Re: [PATCH v2] net: fix sk_page_frag() recursion from memory reclaim

From: David Miller
Date: Mon Oct 28 2019 - 19:18:33 EST

From: Tejun Heo <tj@xxxxxxxxxx>
Date: Thu, 24 Oct 2019 13:50:27 -0700

> sk_page_frag() optimizes skb_frag allocations by using per-task
> skb_frag cache when it knows it's the only user. The condition is
> determined by seeing whether the socket allocation mask allows
> blocking - if the allocation may block, it obviously owns the task's
> context and ergo exclusively owns current->task_frag.
> Unfortunately, this misses recursion through memory reclaim path.
> Please take a look at the following backtrace.
> In [0], tcp_send_msg_locked() was using current->page_frag when it
> called sk_wmem_schedule(). It already calculated how many bytes can
> be fit into current->page_frag. Due to memory pressure,
> sk_wmem_schedule() called into memory reclaim path which called into
> xfs and then IO issue path. Because the filesystem in question is
> backed by nbd, the control goes back into the tcp layer - back into
> tcp_sendmsg_locked().
> nbd sets sk_allocation to (GFP_NOIO | __GFP_MEMALLOC) which makes
> sense - it's in the process of freeing memory and wants to be able to,
> e.g., drop clean pages to make forward progress.
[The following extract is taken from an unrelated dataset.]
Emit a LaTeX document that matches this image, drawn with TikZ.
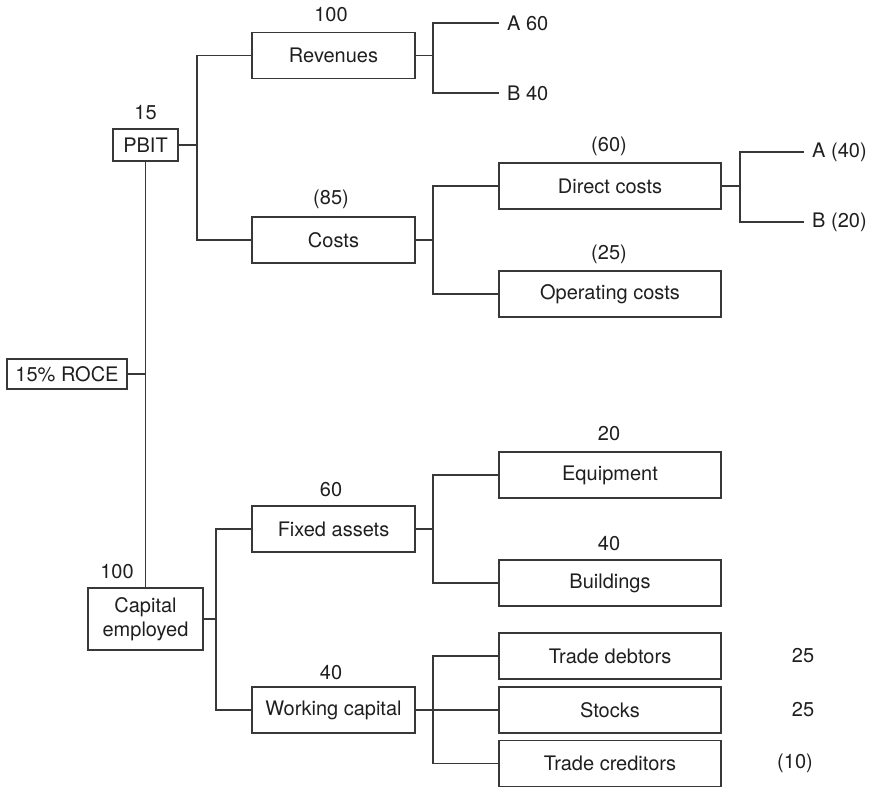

However, this
> confused sk_page_frag() called from [2]. Because it only tests
> whether the allocation allows blocking which it does, it now thinks
> current->page_frag can be used again although it already was being
> used in [0].
> After [2] used current->page_frag, the offset would be increased by
> the used amount. When the control returns to [0],
> current->page_frag's offset is increased and the previously calculated
> number of bytes now may overrun the end of allocated memory leading to
> silent memory corruptions.
> Fix it by adding gfpflags_normal_context() which tests sleepable &&
> !reclaim and use it to determine whether to use current->task_frag.
> v2: Eric didn't like gfp flags being tested twice. Introduce a new
> helper gfpflags_normal_context() and combine the two tests.
> Signed-off-by: Tejun Heo <tj@xxxxxxxxxx>

Applied and queued up for -stable, thanks Tejun.